**WHAT IS EXPECTED**
Return the lines below that carry the word "chart".

**RECORDS FOR THIS TASK**
==================================================

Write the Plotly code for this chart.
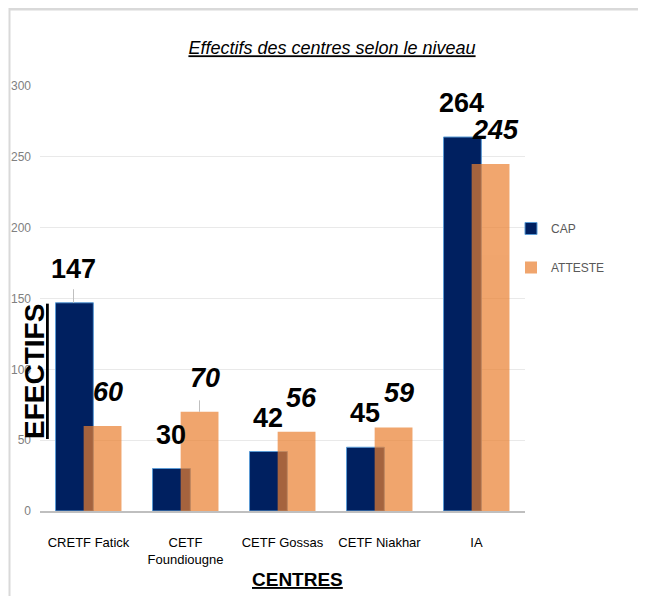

==================================================

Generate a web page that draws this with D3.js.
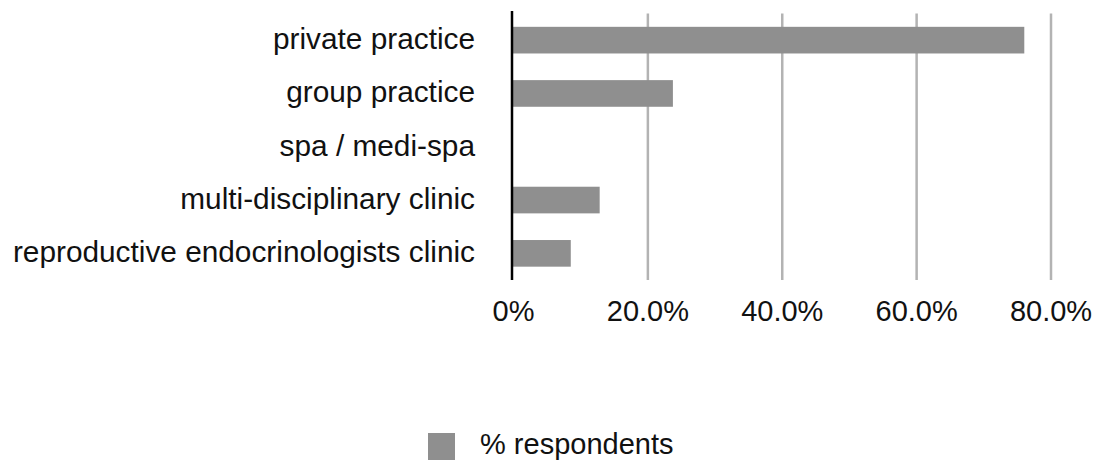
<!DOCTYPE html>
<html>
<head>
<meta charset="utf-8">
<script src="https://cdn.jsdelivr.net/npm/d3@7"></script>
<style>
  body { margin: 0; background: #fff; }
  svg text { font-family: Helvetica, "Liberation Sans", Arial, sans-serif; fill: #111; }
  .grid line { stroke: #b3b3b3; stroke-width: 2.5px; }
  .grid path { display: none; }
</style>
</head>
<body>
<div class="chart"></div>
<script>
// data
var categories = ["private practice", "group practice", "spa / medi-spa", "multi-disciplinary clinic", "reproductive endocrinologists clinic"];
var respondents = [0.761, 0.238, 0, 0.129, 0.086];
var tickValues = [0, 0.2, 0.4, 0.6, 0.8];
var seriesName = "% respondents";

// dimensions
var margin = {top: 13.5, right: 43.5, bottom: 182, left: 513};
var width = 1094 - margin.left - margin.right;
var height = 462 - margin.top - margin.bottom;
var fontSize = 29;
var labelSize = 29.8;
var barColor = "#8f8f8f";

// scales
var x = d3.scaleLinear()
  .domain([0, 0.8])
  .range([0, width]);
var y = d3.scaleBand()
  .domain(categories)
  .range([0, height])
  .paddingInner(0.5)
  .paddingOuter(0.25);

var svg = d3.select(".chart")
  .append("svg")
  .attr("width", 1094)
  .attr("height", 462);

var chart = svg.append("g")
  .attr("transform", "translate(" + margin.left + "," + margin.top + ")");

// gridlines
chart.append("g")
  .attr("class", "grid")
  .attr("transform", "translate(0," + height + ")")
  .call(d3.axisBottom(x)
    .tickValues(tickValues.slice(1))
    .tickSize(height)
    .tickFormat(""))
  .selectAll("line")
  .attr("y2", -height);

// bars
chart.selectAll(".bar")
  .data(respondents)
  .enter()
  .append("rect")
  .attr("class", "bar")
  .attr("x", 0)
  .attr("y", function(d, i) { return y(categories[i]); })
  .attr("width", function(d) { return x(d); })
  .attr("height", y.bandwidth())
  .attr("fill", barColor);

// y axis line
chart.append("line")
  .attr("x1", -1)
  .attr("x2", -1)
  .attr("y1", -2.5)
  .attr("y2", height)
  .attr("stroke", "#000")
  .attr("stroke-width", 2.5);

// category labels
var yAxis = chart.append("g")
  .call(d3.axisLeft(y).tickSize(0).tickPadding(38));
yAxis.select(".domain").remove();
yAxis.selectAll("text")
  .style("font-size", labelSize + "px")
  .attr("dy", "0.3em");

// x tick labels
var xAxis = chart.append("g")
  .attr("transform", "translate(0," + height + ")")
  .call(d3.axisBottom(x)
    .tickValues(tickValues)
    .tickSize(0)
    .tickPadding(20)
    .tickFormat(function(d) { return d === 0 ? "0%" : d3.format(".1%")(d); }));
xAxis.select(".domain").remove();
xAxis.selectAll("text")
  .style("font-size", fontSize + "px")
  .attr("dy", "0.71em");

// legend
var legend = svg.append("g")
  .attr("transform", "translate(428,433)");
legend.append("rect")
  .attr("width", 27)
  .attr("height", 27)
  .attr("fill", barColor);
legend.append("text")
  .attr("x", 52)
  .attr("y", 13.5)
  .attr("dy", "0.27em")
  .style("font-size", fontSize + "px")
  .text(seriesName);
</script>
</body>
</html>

==================================================

**ANSWER TO THIS TASK**
Write the Plotly code for this chart.
<div class="chart"></div>
var svg = d3.select(".chart")
var chart = svg.append("g")
chart.append("g")
chart.selectAll(".bar")
chart.append("line")
var yAxis = chart.append("g")
var xAxis = chart.append("g")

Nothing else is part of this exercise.